Task to carry out: Set the listing down again exactly, please, apart from its pictures.
★ ★ ★ ★
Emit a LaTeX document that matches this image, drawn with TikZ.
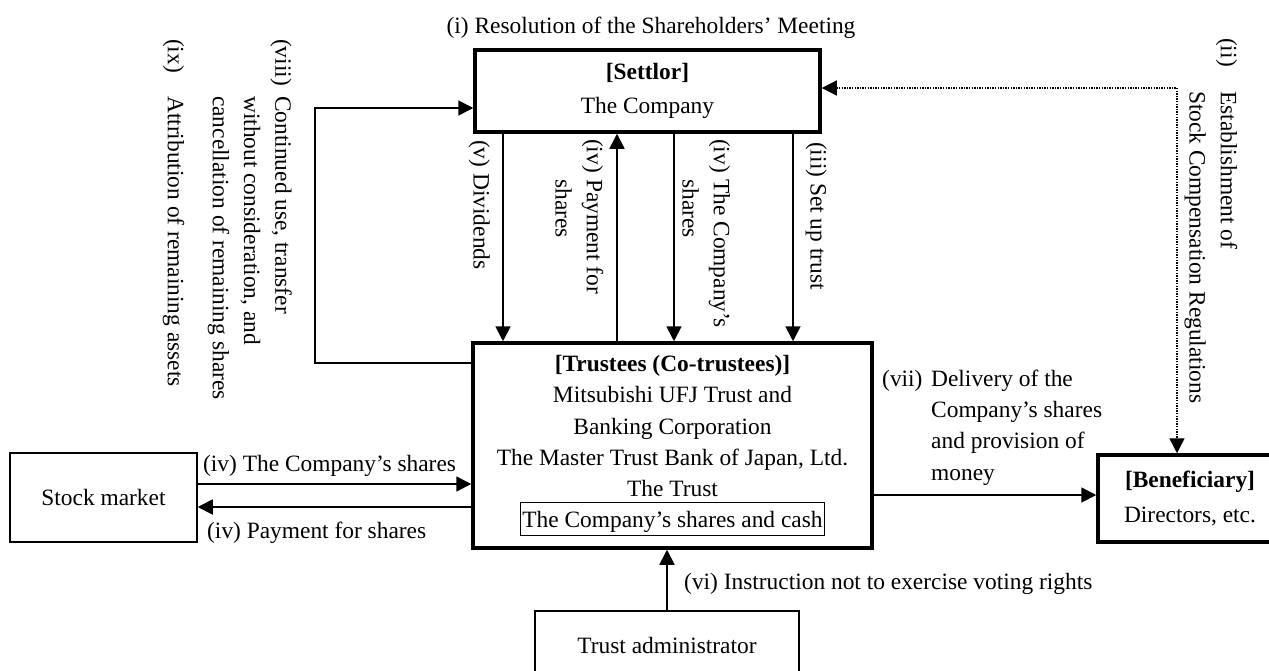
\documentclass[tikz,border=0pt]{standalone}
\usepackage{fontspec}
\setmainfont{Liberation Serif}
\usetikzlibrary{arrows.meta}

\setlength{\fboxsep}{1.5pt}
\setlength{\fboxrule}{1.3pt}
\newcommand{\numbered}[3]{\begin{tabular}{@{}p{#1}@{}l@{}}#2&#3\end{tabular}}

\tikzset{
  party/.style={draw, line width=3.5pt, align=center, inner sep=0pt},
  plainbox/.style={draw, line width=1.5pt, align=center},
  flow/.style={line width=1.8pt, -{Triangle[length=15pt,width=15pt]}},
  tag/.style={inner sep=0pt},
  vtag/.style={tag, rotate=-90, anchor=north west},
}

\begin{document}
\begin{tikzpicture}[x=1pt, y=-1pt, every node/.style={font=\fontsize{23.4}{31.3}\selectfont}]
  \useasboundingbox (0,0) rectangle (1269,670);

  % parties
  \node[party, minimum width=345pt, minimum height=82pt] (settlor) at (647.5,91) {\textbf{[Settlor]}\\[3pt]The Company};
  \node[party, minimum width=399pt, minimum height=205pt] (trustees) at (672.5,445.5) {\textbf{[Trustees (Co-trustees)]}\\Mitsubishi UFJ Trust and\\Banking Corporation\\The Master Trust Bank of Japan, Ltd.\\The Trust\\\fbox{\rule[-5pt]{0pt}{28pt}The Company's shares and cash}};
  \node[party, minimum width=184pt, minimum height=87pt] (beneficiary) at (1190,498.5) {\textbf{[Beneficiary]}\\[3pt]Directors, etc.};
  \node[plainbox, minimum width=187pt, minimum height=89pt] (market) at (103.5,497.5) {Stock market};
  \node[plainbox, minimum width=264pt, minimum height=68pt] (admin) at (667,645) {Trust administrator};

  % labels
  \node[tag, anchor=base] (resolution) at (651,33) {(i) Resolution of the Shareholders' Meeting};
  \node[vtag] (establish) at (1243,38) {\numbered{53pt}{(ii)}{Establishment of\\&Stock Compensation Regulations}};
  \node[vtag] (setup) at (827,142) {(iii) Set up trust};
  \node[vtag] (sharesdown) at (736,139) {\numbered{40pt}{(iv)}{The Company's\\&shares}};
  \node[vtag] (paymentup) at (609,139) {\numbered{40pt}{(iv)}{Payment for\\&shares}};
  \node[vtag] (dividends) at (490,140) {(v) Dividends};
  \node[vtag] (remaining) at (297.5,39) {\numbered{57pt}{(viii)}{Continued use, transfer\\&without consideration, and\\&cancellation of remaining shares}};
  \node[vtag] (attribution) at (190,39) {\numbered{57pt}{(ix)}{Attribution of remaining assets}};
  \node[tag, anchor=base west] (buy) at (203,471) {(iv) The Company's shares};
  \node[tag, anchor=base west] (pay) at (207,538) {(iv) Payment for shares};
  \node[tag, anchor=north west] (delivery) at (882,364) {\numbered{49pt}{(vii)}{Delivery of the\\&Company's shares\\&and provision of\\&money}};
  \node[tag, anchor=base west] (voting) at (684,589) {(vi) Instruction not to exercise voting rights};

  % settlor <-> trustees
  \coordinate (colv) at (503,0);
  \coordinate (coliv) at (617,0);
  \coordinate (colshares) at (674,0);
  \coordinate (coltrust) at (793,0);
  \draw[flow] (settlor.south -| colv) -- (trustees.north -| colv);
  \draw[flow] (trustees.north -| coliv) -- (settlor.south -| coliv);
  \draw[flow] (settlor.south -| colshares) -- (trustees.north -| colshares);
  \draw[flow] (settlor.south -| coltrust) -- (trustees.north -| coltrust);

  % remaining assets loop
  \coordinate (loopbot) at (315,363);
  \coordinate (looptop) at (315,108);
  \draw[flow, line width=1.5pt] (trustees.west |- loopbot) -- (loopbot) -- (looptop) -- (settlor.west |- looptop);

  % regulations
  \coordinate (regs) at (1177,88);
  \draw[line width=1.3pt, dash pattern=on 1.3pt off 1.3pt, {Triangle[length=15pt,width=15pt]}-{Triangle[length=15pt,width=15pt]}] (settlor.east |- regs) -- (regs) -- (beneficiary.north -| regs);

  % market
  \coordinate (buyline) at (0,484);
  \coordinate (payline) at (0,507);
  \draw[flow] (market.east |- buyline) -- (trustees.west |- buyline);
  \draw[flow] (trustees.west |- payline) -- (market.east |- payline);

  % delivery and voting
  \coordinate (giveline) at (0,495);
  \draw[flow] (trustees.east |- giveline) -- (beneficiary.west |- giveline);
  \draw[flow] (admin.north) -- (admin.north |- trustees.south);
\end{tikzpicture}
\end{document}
★ ★ ★ ★
Correct response:
Emit a LaTeX document that matches this image, drawn with TikZ.
\documentclass[tikz,border=0pt]{standalone}
\usepackage{fontspec}
\setmainfont{Liberation Serif}
\usetikzlibrary{arrows.meta}

\setlength{\fboxsep}{1.5pt}
\setlength{\fboxrule}{1.3pt}
\newcommand{\numbered}[3]{\begin{tabular}{@{}p{#1}@{}l@{}}#2&#3\end{tabular}}

\tikzset{
  party/.style={draw, line width=3.5pt, align=center, inner sep=0pt},
  plainbox/.style={draw, line width=1.5pt, align=center},
  flow/.style={line width=1.8pt, -{Triangle[length=15pt,width=15pt]}},
  tag/.style={inner sep=0pt},
  vtag/.style={tag, rotate=-90, anchor=north west},
}

\begin{document}
\begin{tikzpicture}[x=1pt, y=-1pt, every node/.style={font=\fontsize{23.4}{31.3}\selectfont}]
  \useasboundingbox (0,0) rectangle (1269,670);

  % parties
  \node[party, minimum width=345pt, minimum height=82pt] (settlor) at (647.5,91) {\textbf{[Settlor]}\\[3pt]The Company};
  \node[party, minimum width=399pt, minimum height=205pt] (trustees) at (672.5,445.5) {\textbf{[Trustees (Co-trustees)]}\\Mitsubishi UFJ Trust and\\Banking Corporation\\The Master Trust Bank of Japan, Ltd.\\The Trust\\\fbox{\rule[-5pt]{0pt}{28pt}The Company's shares and cash}};
  \node[party, minimum width=184pt, minimum height=87pt] (beneficiary) at (1190,498.5) {\textbf{[Beneficiary]}\\[3pt]Directors, etc.};
  \node[plainbox, minimum width=187pt, minimum height=89pt] (market) at (103.5,497.5) {Stock market};
  \node[plainbox, minimum width=264pt, minimum height=68pt] (admin) at (667,645) {Trust administrator};

  % labels
  \node[tag, anchor=base] (resolution) at (651,33) {(i) Resolution of the Shareholders' Meeting};
  \node[vtag] (establish) at (1243,38) {\numbered{53pt}{(ii)}{Establishment of\\&Stock Compensation Regulations}};
  \node[vtag] (setup) at (827,142) {(iii) Set up trust};
  \node[vtag] (sharesdown) at (736,139) {\numbered{40pt}{(iv)}{The Company's\\&shares}};
  \node[vtag] (paymentup) at (609,139) {\numbered{40pt}{(iv)}{Payment for\\&shares}};
  \node[vtag] (dividends) at (490,140) {(v) Dividends};
  \node[vtag] (remaining) at (297.5,39) {\numbered{57pt}{(viii)}{Continued use, transfer\\&without consideration, and\\&cancellation of remaining shares}};
  \node[vtag] (attribution) at (190,39) {\numbered{57pt}{(ix)}{Attribution of remaining assets}};
  \node[tag, anchor=base west] (buy) at (203,471) {(iv) The Company's shares};
  \node[tag, anchor=base west] (pay) at (207,538) {(iv) Payment for shares};
  \node[tag, anchor=north west] (delivery) at (882,364) {\numbered{49pt}{(vii)}{Delivery of the\\&Company's shares\\&and provision of\\&money}};
  \node[tag, anchor=base west] (voting) at (684,589) {(vi) Instruction not to exercise voting rights};

  % settlor <-> trustees
  \coordinate (colv) at (503,0);
  \coordinate (coliv) at (617,0);
  \coordinate (colshares) at (674,0);
  \coordinate (coltrust) at (793,0);
  \draw[flow] (settlor.south -| colv) -- (trustees.north -| colv);
  \draw[flow] (trustees.north -| coliv) -- (settlor.south -| coliv);
  \draw[flow] (settlor.south -| colshares) -- (trustees.north -| colshares);
  \draw[flow] (settlor.south -| coltrust) -- (trustees.north -| coltrust);

  % remaining assets loop
  \coordinate (loopbot) at (315,363);
  \coordinate (looptop) at (315,108);
  \draw[flow, line width=1.5pt] (trustees.west |- loopbot) -- (loopbot) -- (looptop) -- (settlor.west |- looptop);

  % regulations
  \coordinate (regs) at (1177,88);
  \draw[line width=1.3pt, dash pattern=on 1.3pt off 1.3pt, {Triangle[length=15pt,width=15pt]}-{Triangle[length=15pt,width=15pt]}] (settlor.east |- regs) -- (regs) -- (beneficiary.north -| regs);

  % market
  \coordinate (buyline) at (0,484);
  \coordinate (payline) at (0,507);
  \draw[flow] (market.east |- buyline) -- (trustees.west |- buyline);
  \draw[flow] (trustees.west |- payline) -- (market.east |- payline);

  % delivery and voting
  \coordinate (giveline) at (0,495);
  \draw[flow] (trustees.east |- giveline) -- (beneficiary.west |- giveline);
  \draw[flow] (admin.north) -- (admin.north |- trustees.south);
\end{tikzpicture}
\end{document}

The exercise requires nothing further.